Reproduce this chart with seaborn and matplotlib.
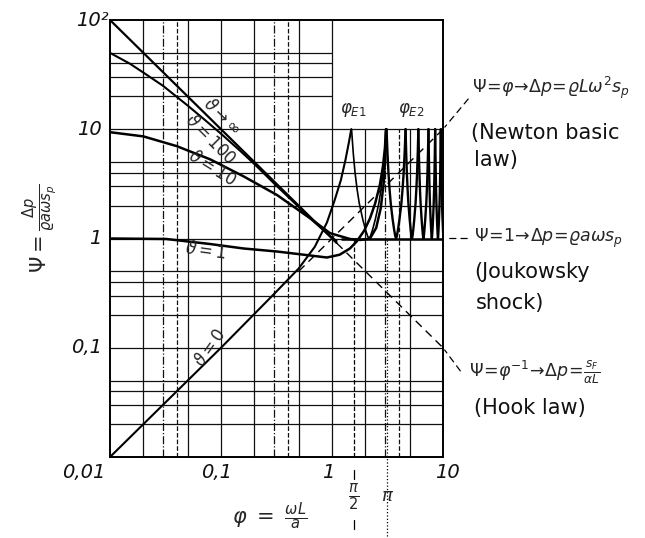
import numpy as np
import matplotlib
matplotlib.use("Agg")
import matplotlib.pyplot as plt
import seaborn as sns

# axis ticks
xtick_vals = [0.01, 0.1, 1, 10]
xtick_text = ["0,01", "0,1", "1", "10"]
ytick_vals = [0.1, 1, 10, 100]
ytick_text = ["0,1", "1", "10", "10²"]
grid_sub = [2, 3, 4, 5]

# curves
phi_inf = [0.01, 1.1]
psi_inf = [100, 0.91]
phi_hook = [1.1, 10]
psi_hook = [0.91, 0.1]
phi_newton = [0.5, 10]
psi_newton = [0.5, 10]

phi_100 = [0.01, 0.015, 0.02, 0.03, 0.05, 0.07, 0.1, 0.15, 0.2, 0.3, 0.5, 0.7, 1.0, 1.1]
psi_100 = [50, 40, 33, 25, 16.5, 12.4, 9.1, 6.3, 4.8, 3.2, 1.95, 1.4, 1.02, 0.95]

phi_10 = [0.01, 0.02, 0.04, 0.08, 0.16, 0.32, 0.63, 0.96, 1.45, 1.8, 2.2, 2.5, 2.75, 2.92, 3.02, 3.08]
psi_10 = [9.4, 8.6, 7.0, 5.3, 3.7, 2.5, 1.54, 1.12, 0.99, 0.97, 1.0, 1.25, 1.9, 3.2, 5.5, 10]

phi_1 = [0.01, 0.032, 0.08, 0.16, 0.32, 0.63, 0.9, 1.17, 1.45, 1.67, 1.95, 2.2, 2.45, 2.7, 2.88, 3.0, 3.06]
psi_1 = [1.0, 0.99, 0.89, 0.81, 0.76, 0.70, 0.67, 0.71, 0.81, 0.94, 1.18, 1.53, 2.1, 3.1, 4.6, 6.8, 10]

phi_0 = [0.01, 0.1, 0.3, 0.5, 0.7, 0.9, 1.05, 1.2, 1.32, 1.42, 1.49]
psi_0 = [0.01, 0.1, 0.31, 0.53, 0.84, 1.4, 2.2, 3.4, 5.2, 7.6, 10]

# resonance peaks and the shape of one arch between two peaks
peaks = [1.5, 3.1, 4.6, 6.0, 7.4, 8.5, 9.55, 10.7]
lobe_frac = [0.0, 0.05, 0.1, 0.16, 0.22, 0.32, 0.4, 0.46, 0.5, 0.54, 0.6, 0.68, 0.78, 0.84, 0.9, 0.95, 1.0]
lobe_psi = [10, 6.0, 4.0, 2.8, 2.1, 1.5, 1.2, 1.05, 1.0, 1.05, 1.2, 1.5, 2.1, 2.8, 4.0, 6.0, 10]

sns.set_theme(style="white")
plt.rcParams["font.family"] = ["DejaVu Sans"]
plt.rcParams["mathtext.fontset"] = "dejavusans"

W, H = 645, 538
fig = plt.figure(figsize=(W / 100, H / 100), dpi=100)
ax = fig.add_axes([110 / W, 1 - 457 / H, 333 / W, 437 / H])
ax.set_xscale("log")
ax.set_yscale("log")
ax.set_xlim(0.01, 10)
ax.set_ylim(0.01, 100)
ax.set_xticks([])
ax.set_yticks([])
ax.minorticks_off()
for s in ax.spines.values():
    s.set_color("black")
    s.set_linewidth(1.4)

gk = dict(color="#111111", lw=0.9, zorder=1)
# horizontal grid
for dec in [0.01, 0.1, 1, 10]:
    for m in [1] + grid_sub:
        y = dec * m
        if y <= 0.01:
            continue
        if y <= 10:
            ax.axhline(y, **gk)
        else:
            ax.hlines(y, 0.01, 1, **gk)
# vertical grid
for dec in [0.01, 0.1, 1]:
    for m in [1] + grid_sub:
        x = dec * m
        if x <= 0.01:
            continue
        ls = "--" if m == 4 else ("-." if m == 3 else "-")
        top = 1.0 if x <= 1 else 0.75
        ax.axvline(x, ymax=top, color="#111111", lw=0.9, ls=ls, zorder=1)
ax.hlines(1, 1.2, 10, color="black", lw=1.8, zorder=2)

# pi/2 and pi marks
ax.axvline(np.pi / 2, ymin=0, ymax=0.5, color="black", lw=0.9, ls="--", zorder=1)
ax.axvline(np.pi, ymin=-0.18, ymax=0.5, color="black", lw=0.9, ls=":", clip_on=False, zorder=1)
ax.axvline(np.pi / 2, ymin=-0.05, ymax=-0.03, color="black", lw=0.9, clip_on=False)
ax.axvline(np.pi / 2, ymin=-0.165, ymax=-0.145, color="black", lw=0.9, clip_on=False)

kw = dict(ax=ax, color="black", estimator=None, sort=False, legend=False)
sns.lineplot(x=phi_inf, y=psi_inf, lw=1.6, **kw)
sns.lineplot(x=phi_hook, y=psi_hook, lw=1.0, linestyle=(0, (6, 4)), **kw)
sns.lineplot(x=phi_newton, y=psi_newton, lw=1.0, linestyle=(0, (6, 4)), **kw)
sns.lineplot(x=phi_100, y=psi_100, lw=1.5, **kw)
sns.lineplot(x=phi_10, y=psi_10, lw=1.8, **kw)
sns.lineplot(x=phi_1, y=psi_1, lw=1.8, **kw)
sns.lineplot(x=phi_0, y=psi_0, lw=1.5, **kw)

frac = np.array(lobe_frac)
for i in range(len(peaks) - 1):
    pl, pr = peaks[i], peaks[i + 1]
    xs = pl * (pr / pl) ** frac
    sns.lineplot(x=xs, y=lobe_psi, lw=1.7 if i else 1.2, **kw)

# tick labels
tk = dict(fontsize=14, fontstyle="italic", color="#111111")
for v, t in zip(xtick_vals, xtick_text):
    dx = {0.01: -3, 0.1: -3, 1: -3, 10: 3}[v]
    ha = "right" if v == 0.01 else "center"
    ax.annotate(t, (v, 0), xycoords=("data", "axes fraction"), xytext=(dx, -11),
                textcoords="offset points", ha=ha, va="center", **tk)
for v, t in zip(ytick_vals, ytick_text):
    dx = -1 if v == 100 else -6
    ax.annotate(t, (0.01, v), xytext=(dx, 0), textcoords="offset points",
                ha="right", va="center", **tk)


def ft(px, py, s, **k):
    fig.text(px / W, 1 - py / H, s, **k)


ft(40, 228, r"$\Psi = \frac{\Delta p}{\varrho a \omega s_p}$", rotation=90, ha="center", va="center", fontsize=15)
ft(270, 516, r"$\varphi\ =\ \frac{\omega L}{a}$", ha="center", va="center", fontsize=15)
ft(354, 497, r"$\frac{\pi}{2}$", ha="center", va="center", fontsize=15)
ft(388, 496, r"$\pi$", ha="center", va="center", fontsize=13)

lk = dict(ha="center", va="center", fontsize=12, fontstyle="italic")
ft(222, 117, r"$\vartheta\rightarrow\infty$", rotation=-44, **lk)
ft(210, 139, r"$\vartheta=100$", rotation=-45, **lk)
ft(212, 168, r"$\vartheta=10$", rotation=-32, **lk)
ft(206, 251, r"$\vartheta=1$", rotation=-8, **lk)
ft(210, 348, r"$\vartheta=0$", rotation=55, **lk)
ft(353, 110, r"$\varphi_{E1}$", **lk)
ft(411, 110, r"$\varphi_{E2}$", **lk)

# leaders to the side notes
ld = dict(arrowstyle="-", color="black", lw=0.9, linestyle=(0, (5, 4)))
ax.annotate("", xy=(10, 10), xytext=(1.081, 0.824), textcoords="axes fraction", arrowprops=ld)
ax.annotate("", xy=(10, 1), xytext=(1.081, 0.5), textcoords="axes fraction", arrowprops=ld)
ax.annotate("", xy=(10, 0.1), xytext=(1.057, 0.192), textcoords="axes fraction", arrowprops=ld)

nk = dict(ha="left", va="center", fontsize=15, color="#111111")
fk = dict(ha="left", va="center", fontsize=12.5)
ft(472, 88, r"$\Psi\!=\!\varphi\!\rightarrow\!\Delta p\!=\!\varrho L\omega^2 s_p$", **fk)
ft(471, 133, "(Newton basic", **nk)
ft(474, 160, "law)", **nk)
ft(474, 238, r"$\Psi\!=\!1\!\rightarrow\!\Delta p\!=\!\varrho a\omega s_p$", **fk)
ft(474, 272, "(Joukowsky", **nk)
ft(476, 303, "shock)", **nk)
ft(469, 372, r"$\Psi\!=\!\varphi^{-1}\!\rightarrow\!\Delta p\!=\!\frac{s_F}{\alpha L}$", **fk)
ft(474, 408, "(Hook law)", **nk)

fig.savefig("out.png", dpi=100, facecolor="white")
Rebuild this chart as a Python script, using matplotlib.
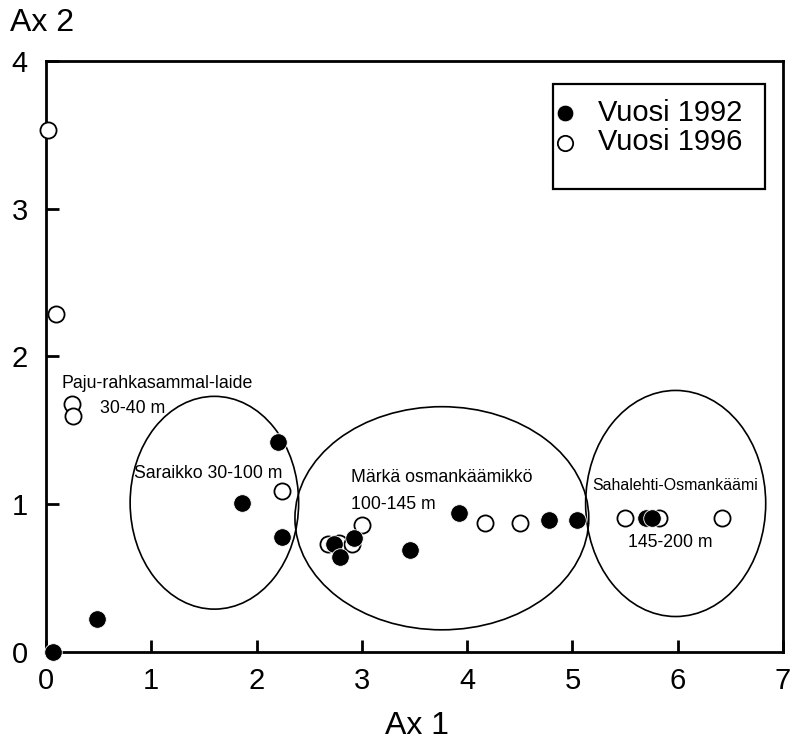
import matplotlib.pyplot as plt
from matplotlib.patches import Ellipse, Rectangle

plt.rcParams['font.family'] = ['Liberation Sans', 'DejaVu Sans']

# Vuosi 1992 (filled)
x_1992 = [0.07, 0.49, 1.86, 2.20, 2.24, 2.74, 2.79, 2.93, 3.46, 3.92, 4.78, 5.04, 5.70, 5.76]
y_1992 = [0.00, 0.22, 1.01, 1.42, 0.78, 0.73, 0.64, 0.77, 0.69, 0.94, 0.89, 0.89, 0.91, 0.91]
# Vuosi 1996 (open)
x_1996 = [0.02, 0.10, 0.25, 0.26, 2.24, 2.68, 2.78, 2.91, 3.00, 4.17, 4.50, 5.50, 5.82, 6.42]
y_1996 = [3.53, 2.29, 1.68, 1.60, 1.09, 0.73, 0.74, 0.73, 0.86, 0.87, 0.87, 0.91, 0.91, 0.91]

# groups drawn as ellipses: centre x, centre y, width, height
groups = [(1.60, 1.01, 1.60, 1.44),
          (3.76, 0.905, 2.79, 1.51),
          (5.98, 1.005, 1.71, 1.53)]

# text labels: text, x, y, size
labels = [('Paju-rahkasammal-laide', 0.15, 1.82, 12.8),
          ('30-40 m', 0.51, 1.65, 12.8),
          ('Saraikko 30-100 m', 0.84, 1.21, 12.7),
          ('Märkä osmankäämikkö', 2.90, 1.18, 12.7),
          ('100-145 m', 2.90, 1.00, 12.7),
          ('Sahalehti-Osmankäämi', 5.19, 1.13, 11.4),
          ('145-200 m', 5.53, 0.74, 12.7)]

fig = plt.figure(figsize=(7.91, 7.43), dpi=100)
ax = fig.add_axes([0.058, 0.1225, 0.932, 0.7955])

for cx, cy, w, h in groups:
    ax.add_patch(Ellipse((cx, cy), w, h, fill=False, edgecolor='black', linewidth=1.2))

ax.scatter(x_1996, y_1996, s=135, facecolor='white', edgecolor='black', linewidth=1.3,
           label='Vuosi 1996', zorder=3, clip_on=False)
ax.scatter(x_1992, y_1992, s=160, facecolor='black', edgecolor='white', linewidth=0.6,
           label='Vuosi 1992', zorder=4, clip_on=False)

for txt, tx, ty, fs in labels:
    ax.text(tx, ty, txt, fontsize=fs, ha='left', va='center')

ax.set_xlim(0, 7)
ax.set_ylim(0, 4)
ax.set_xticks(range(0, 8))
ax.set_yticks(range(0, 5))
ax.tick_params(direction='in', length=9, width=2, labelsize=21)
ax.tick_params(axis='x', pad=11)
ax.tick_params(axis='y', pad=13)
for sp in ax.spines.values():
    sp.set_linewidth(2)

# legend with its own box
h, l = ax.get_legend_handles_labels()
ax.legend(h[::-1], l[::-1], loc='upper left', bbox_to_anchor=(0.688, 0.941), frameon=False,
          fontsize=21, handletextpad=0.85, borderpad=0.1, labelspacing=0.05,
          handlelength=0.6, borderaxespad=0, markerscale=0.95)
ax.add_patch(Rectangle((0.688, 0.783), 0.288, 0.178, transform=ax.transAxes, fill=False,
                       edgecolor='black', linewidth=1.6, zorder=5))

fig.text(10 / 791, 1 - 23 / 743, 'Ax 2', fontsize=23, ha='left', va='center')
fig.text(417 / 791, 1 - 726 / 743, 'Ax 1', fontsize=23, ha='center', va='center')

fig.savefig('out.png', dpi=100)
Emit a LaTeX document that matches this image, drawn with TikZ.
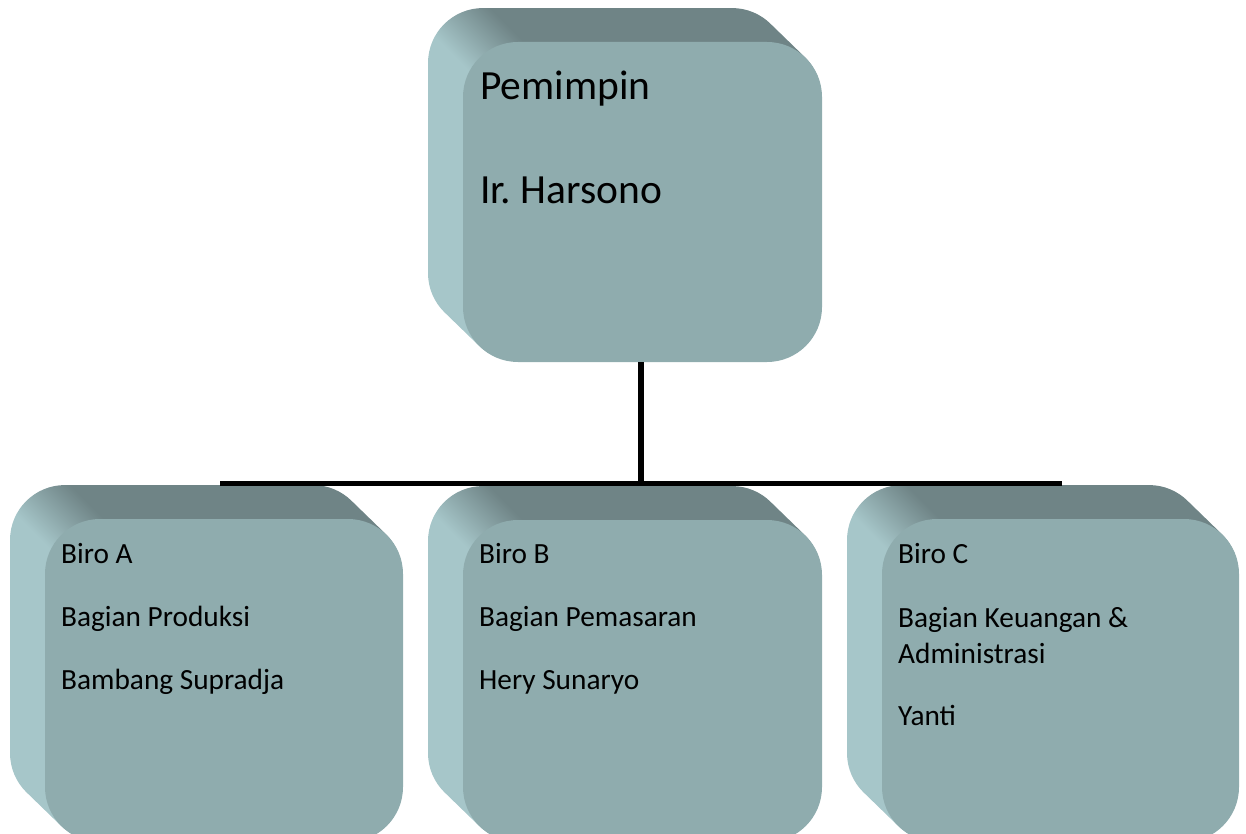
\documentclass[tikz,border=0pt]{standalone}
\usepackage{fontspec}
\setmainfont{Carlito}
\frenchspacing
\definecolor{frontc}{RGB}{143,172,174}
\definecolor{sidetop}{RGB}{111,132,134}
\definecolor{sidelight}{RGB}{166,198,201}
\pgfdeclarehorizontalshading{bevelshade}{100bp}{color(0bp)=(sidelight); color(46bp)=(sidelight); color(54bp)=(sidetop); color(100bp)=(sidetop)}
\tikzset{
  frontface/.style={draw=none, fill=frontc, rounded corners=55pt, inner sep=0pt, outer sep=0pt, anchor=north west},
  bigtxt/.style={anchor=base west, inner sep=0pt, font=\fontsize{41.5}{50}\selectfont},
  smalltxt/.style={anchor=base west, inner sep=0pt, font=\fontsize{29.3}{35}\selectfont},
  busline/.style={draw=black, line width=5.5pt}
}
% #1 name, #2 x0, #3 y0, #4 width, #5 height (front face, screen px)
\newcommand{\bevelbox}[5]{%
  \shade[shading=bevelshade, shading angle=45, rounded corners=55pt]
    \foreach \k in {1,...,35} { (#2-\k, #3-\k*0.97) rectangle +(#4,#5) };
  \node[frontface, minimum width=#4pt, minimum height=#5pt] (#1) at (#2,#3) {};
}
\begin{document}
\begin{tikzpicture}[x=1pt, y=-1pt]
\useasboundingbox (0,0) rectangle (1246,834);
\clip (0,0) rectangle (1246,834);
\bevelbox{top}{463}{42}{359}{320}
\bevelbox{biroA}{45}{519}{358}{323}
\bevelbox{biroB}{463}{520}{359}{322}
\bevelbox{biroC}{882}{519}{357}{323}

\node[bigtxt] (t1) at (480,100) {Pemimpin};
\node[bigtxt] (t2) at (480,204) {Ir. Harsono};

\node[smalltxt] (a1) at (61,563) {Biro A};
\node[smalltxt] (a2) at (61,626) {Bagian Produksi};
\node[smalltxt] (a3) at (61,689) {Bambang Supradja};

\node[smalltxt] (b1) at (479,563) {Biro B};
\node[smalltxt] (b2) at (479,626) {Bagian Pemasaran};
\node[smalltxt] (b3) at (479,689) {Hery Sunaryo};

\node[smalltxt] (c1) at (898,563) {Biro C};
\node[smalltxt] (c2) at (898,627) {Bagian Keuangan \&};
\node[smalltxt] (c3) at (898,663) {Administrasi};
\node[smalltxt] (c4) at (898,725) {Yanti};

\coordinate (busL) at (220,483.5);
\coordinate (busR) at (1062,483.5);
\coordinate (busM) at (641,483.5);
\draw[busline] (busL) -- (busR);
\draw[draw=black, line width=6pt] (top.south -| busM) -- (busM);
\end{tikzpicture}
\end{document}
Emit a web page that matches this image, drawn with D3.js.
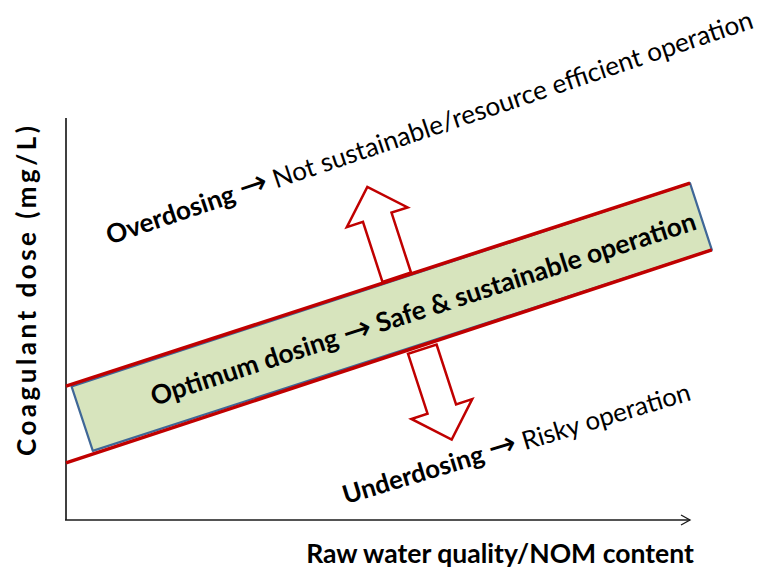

----

## PROBLEM STATEMENT
In the lines above, find each one with "that" and list it.

## EXERCISE OUTPUT
Emit a LaTeX document that matches this image, drawn with TikZ.
Emit a web page that matches this image, drawn with D3.js.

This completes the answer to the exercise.